All the data must come back unchanged, except that pictures are left out.

Dataset extract
# # # #

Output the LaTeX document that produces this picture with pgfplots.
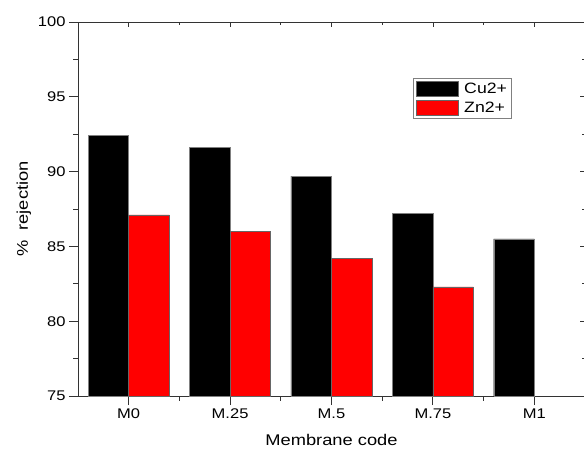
\documentclass[border=0pt]{standalone}
\usepackage{pgfplots}
\pgfplotsset{compat=1.18}
\usepackage{fontspec}
\setmainfont{Liberation Sans}[FakeStretch=1.18]
\begin{document}
\begin{tikzpicture}
\useasboundingbox (-78pt,-52pt) rectangle (506pt,396pt);
\begin{axis}[
  scale only axis, width=507pt, height=374pt,
  at={(0,0)}, anchor=south west,
  xmin=-0.5, xmax=4.5, ymin=75, ymax=100,
  xtick={0,1,2,3,4}, xticklabels={M0,M.25,M.5,M.75,M1},
  minor x tick num=1,
  ytick={75,80,...,100}, minor y tick num=1,
  xtick pos=left, ytick pos=left, tick align=outside,
  major tick length=9pt, minor tick length=4.5pt,
  tick style={black!80, line width=0.8pt},
  axis line style={black!80, line width=0.8pt},
  /pgf/number format/assume math mode=true,
  tick label style={font=\fontsize{14}{16}\selectfont},
  label style={font=\fontsize{15.5}{18}\selectfont},
  xlabel={Membrane code},
  xlabel style={at={(axis description cs:0.5,0)}, anchor=base, yshift=-49pt},
  ylabel={\%\ \ rejection},
  legend style={at={(0.661,0.85)}, anchor=north west, draw=black!50,
    font=\fontsize{15}{17}\selectfont, inner sep=2.5pt, row sep=3pt,
    cells={anchor=west}},
]
\addplot[ybar, bar width=0.4, bar shift=0pt, fill=black, draw=black!50,
  legend image code/.code={\draw[fill=black, draw=black!60] (0pt,-7.5pt) rectangle (42pt,7.5pt); \path (46pt,0pt);}]
  coordinates {(-0.2,92.4) (0.8,91.6) (1.8,89.7) (2.8,87.2) (3.8,85.5)};
\addlegendentry{Cu2+}
\addplot[ybar, bar width=0.4, bar shift=0pt, fill=red, draw=black!60,
  legend image code/.code={\draw[fill=red, draw=black!60] (0pt,-7.5pt) rectangle (42pt,7.5pt); \path (46pt,0pt);}]
  coordinates {(0.2,87.1) (1.2,86.0) (2.2,84.2) (3.2,82.3)};
\addlegendentry{Zn2+}
\end{axis}
\begin{axis}[
  scale only axis, width=507pt, height=374pt,
  at={(0,0)}, anchor=south west,
  xmin=-0.5, xmax=4.5, ymin=75, ymax=100,
  xtick={0,1,2,3,4}, minor x tick num=1,
  ytick={75,80,...,100}, minor y tick num=1,
  xtick pos=right, ytick pos=right, tick align=inside,
  xticklabels={}, yticklabels={},
  major tick length=5pt, minor tick length=3pt,
  tick style={black!80, line width=0.8pt},
  axis line style={draw=none},
]
\end{axis}
\end{tikzpicture}
\end{document}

# # # #

Expected answer
Output the LaTeX document that produces this picture with pgfplots.
\documentclass[border=0pt]{standalone}
\usepackage{pgfplots}
\pgfplotsset{compat=1.18}
\usepackage{fontspec}
\setmainfont{Liberation Sans}[FakeStretch=1.18]
\begin{document}
\begin{tikzpicture}
\useasboundingbox (-78pt,-52pt) rectangle (506pt,396pt);
\begin{axis}[
  scale only axis, width=507pt, height=374pt,
  at={(0,0)}, anchor=south west,
  xmin=-0.5, xmax=4.5, ymin=75, ymax=100,
  xtick={0,1,2,3,4}, xticklabels={M0,M.25,M.5,M.75,M1},
  minor x tick num=1,
  ytick={75,80,...,100}, minor y tick num=1,
  xtick pos=left, ytick pos=left, tick align=outside,
  major tick length=9pt, minor tick length=4.5pt,
  tick style={black!80, line width=0.8pt},
  axis line style={black!80, line width=0.8pt},
  /pgf/number format/assume math mode=true,
  tick label style={font=\fontsize{14}{16}\selectfont},
  label style={font=\fontsize{15.5}{18}\selectfont},
  xlabel={Membrane code},
  xlabel style={at={(axis description cs:0.5,0)}, anchor=base, yshift=-49pt},
  ylabel={\%\ \ rejection},
  legend style={at={(0.661,0.85)}, anchor=north west, draw=black!50,
    font=\fontsize{15}{17}\selectfont, inner sep=2.5pt, row sep=3pt,
    cells={anchor=west}},
]
\addplot[ybar, bar width=0.4, bar shift=0pt, fill=black, draw=black!50,
  legend image code/.code={\draw[fill=black, draw=black!60] (0pt,-7.5pt) rectangle (42pt,7.5pt); \path (46pt,0pt);}]
  coordinates {(-0.2,92.4) (0.8,91.6) (1.8,89.7) (2.8,87.2) (3.8,85.5)};
\addlegendentry{Cu2+}
\addplot[ybar, bar width=0.4, bar shift=0pt, fill=red, draw=black!60,
  legend image code/.code={\draw[fill=red, draw=black!60] (0pt,-7.5pt) rectangle (42pt,7.5pt); \path (46pt,0pt);}]
  coordinates {(0.2,87.1) (1.2,86.0) (2.2,84.2) (3.2,82.3)};
\addlegendentry{Zn2+}
\end{axis}
\begin{axis}[
  scale only axis, width=507pt, height=374pt,
  at={(0,0)}, anchor=south west,
  xmin=-0.5, xmax=4.5, ymin=75, ymax=100,
  xtick={0,1,2,3,4}, minor x tick num=1,
  ytick={75,80,...,100}, minor y tick num=1,
  xtick pos=right, ytick pos=right, tick align=inside,
  xticklabels={}, yticklabels={},
  major tick length=5pt, minor tick length=3pt,
  tick style={black!80, line width=0.8pt},
  axis line style={draw=none},
]
\end{axis}
\end{tikzpicture}
\end{document}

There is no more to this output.